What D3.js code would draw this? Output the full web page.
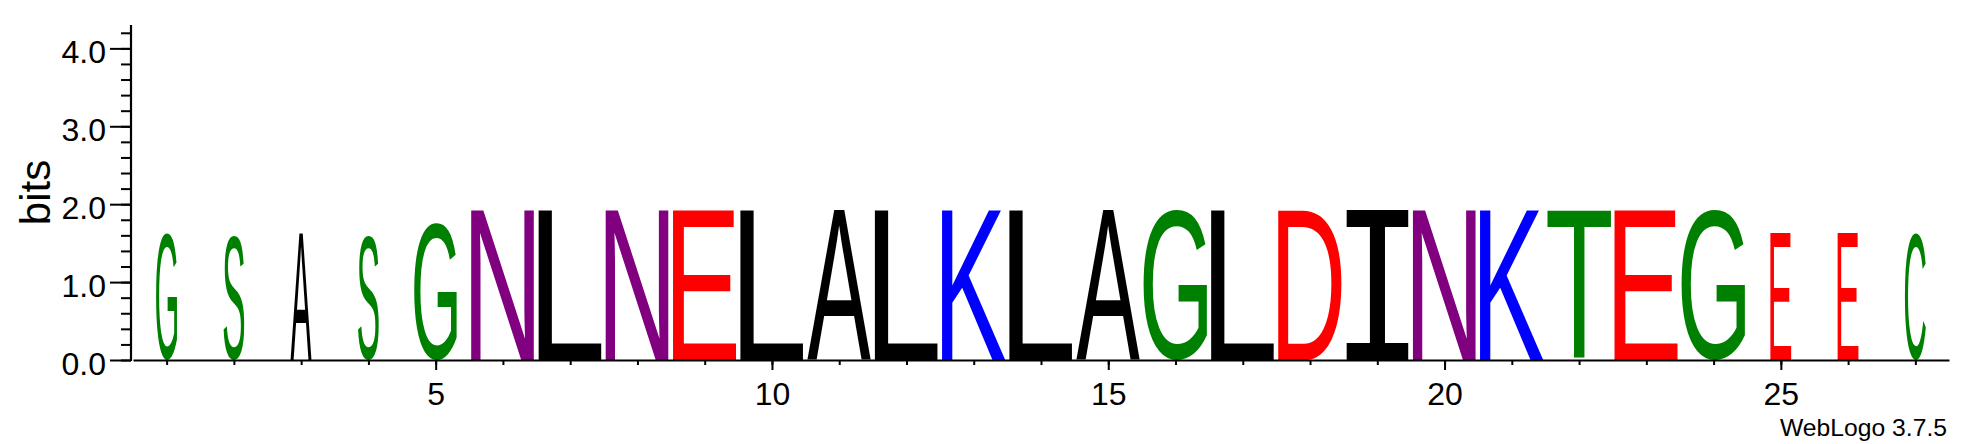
<!DOCTYPE html>
<html><head><meta charset="utf-8">
<script src="https://cdn.jsdelivr.net/npm/d3@7"></script>
<style>html,body{margin:0;padding:0;background:#fff;} svg{display:block;}</style>
</head><body>
<svg id="chart" width="1973" height="444"></svg>
<script>
// ---- data ----
const positions = [1,2,3,4,5,6,7,8,9,10,11,12,13,14,15,16,17,18,19,20,21,22,23,24,25,26,27];
const residues  = ["G","S","A","S","G","N","L","N","E","L","A","L","K","L","A","G","L","D","I","N","K","T","E","G","E","E","C"];
const bits      = [1.62,1.62,1.62,1.62,1.76,1.92,1.92,1.92,1.92,1.92,1.92,1.92,1.92,1.92,1.92,1.92,1.92,1.92,1.92,1.92,1.92,1.92,1.92,1.92,1.62,1.62,1.62];
const occupancy = [0.33,0.33,0.33,0.33,0.67,1,1,1,1,1,1,1,1,1,1,1,1,1,1,1,1,1,1,1,0.33,0.33,0.33];
const xTickLabels = ["5","10","15","20","25"];
const yTickLabels = ["0.0","1.0","2.0","3.0","4.0"];
const yLabel = "bits";
const credit = "WebLogo 3.7.5";

// ---- styles ----
const colorOf = {G:"#008000",S:"#008000",T:"#008000",Y:"#008000",C:"#008000",
                 N:"#800080",Q:"#800080",K:"#0000ff",R:"#0000ff",H:"#0000ff",
                 D:"#ff0000",E:"#ff0000",A:"#000000",V:"#000000",L:"#000000",
                 I:"#000000",P:"#000000",W:"#000000",F:"#000000",M:"#000000"};
const FONT = "'Liberation Sans', Arial, Helvetica, sans-serif";
const glyphFont = ch => ch === "I" ? "'DejaVu Sans Mono'" : "'Liberation Sans'";

const svg = d3.select("#chart");
const x = d3.scaleLinear().domain([0.5, 27.5]).range([133, 1949]);
const y = d3.scaleLinear().domain([0, 4.3]).range([360, 25]);

// ---- glyph metrics ----
const ctx = document.createElement("canvas").getContext("2d");
function metrics(ch){
  ctx.font = "100px " + glyphFont(ch);
  const m = ctx.measureText(ch);
  return {L:m.actualBoundingBoxLeft, R:m.actualBoundingBoxRight,
          A:m.actualBoundingBoxAscent, D:m.actualBoundingBoxDescent};
}

const colW = x(1.5) - x(0.5);
const stacks = positions.map((p,i)=>({pos:p, ch:residues[i], h:bits[i], occ:occupancy[i]}));

svg.append("g").selectAll("text").data(stacks).join("text")
  .text(d=>d.ch)
  .attr("font-family", d=>glyphFont(d.ch))
  .attr("font-size", 100)
  .attr("fill", d=>colorOf[d.ch])
  .attr("transform", d=>{
    const m = metrics(d.ch);
    const w = colW*0.95*d.occ;
    const rx = x(d.pos) - w/2, ry = y(d.h), rh = y(0) - y(d.h);
    const gw = m.L + m.R, gh = m.A + m.D;
    return `translate(${rx},${ry}) scale(${w/gw},${rh/gh}) translate(${m.L},${m.A})`;
  });

// ---- y axis ----
const minorY = [];
for (let k = 0; k <= 21; k++) minorY.push(k/5);
const gyMinor = svg.append("g").attr("transform","translate(131,0)")
  .call(d3.axisLeft(y).tickValues(minorY).tickSize(10).tickSizeOuter(0).tickFormat(""));
const gy = svg.append("g").attr("transform","translate(131,0)")
  .call(d3.axisLeft(y).tickValues(yTickLabels.map(Number)).tickSize(21).tickSizeOuter(0).tickPadding(4)
        .tickFormat((d,i)=>yTickLabels[i]));
gy.selectAll("text").attr("dy","0.45em").attr("font-size",32).attr("font-family",FONT).attr("fill","#000");
[gy, gyMinor].forEach(g=>{
  g.selectAll("line").attr("stroke","#000").attr("stroke-width",2);
  g.select(".domain").attr("stroke","#000").attr("stroke-width",2.2);
});
gyMinor.select(".domain").attr("d", `M0,${y(0)+1}V${y(4.3)}`);
gy.select(".domain").remove();

// ---- x axis ----
const gxMinor = svg.append("g").attr("transform",`translate(0,${y(0)})`)
  .call(d3.axisBottom(x).tickValues(positions).tickSize(5).tickSizeOuter(0).tickFormat(""));
const gx = svg.append("g").attr("transform",`translate(0,${y(0)})`)
  .call(d3.axisBottom(x).tickValues(xTickLabels.map(Number)).tickSize(10).tickSizeOuter(0)
        .tickFormat((d,i)=>xTickLabels[i]));
gx.selectAll("text").attr("y",45).attr("dy",null).attr("font-size",32).attr("font-family",FONT).attr("fill","#000");
[gx, gxMinor].forEach(g=>{
  g.selectAll("line").attr("stroke","#000").attr("stroke-width",2);
  g.select(".domain").attr("stroke","#000").attr("stroke-width",2.2);
});
gx.select(".domain").remove();

// ---- labels ----
svg.append("text")
  .attr("transform",`translate(50,${(y(0)+y(4.3))/2}) rotate(-90)`)
  .attr("text-anchor","middle").attr("font-family",FONT).attr("font-size",42)
  .text(yLabel);

svg.append("text")
  .attr("x", x(27.5) - 2).attr("y", 436)
  .attr("text-anchor","end").attr("font-family",FONT).attr("font-size",24)
  .attr("textLength",167).attr("lengthAdjust","spacingAndGlyphs")
  .text(credit);
</script>
</body></html>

## Given request
Restate the whole of the material word for word without the pictures.

## Task response
What D3.js code would draw this? Output the full web page.
<!DOCTYPE html>
<html><head><meta charset="utf-8">
<script src="https://cdn.jsdelivr.net/npm/d3@7"></script>
<style>html,body{margin:0;padding:0;background:#fff;} svg{display:block;}</style>
</head><body>
<svg id="chart" width="1973" height="444"></svg>
<script>
// ---- data ----
const positions = [1,2,3,4,5,6,7,8,9,10,11,12,13,14,15,16,17,18,19,20,21,22,23,24,25,26,27];
const residues  = ["G","S","A","S","G","N","L","N","E","L","A","L","K","L","A","G","L","D","I","N","K","T","E","G","E","E","C"];
const bits      = [1.62,1.62,1.62,1.62,1.76,1.92,1.92,1.92,1.92,1.92,1.92,1.92,1.92,1.92,1.92,1.92,1.92,1.92,1.92,1.92,1.92,1.92,1.92,1.92,1.62,1.62,1.62];
const occupancy = [0.33,0.33,0.33,0.33,0.67,1,1,1,1,1,1,1,1,1,1,1,1,1,1,1,1,1,1,1,0.33,0.33,0.33];
const xTickLabels = ["5","10","15","20","25"];
const yTickLabels = ["0.0","1.0","2.0","3.0","4.0"];
const yLabel = "bits";
const credit = "WebLogo 3.7.5";

// ---- styles ----
const colorOf = {G:"#008000",S:"#008000",T:"#008000",Y:"#008000",C:"#008000",
                 N:"#800080",Q:"#800080",K:"#0000ff",R:"#0000ff",H:"#0000ff",
                 D:"#ff0000",E:"#ff0000",A:"#000000",V:"#000000",L:"#000000",
                 I:"#000000",P:"#000000",W:"#000000",F:"#000000",M:"#000000"};
const FONT = "'Liberation Sans', Arial, Helvetica, sans-serif";
const glyphFont = ch => ch === "I" ? "'DejaVu Sans Mono'" : "'Liberation Sans'";

const svg = d3.select("#chart");
const x = d3.scaleLinear().domain([0.5, 27.5]).range([133, 1949]);
const y = d3.scaleLinear().domain([0, 4.3]).range([360, 25]);

// ---- glyph metrics ----
const ctx = document.createElement("canvas").getContext("2d");
function metrics(ch){
  ctx.font = "100px " + glyphFont(ch);
  const m = ctx.measureText(ch);
  return {L:m.actualBoundingBoxLeft, R:m.actualBoundingBoxRight,
          A:m.actualBoundingBoxAscent, D:m.actualBoundingBoxDescent};
}

const colW = x(1.5) - x(0.5);
const stacks = positions.map((p,i)=>({pos:p, ch:residues[i], h:bits[i], occ:occupancy[i]}));

svg.append("g").selectAll("text").data(stacks).join("text")
  .text(d=>d.ch)
  .attr("font-family", d=>glyphFont(d.ch))
  .attr("font-size", 100)
  .attr("fill", d=>colorOf[d.ch])
  .attr("transform", d=>{
    const m = metrics(d.ch);
    const w = colW*0.95*d.occ;
    const rx = x(d.pos) - w/2, ry = y(d.h), rh = y(0) - y(d.h);
    const gw = m.L + m.R, gh = m.A + m.D;
    return `translate(${rx},${ry}) scale(${w/gw},${rh/gh}) translate(${m.L},${m.A})`;
  });

// ---- y axis ----
const minorY = [];
for (let k = 0; k <= 21; k++) minorY.push(k/5);
const gyMinor = svg.append("g").attr("transform","translate(131,0)")
  .call(d3.axisLeft(y).tickValues(minorY).tickSize(10).tickSizeOuter(0).tickFormat(""));
const gy = svg.append("g").attr("transform","translate(131,0)")
  .call(d3.axisLeft(y).tickValues(yTickLabels.map(Number)).tickSize(21).tickSizeOuter(0).tickPadding(4)
        .tickFormat((d,i)=>yTickLabels[i]));
gy.selectAll("text").attr("dy","0.45em").attr("font-size",32).attr("font-family",FONT).attr("fill","#000");
[gy, gyMinor].forEach(g=>{
  g.selectAll("line").attr("stroke","#000").attr("stroke-width",2);
  g.select(".domain").attr("stroke","#000").attr("stroke-width",2.2);
});
gyMinor.select(".domain").attr("d", `M0,${y(0)+1}V${y(4.3)}`);
gy.select(".domain").remove();

// ---- x axis ----
const gxMinor = svg.append("g").attr("transform",`translate(0,${y(0)})`)
  .call(d3.axisBottom(x).tickValues(positions).tickSize(5).tickSizeOuter(0).tickFormat(""));
const gx = svg.append("g").attr("transform",`translate(0,${y(0)})`)
  .call(d3.axisBottom(x).tickValues(xTickLabels.map(Number)).tickSize(10).tickSizeOuter(0)
        .tickFormat((d,i)=>xTickLabels[i]));
gx.selectAll("text").attr("y",45).attr("dy",null).attr("font-size",32).attr("font-family",FONT).attr("fill","#000");
[gx, gxMinor].forEach(g=>{
  g.selectAll("line").attr("stroke","#000").attr("stroke-width",2);
  g.select(".domain").attr("stroke","#000").attr("stroke-width",2.2);
});
gx.select(".domain").remove();

// ---- labels ----
svg.append("text")
  .attr("transform",`translate(50,${(y(0)+y(4.3))/2}) rotate(-90)`)
  .attr("text-anchor","middle").attr("font-family",FONT).attr("font-size",42)
  .text(yLabel);

svg.append("text")
  .attr("x", x(27.5) - 2).attr("y", 436)
  .attr("text-anchor","end").attr("font-family",FONT).attr("font-size",24)
  .attr("textLength",167).attr("lengthAdjust","spacingAndGlyphs")
  .text(credit);
</script>
</body></html>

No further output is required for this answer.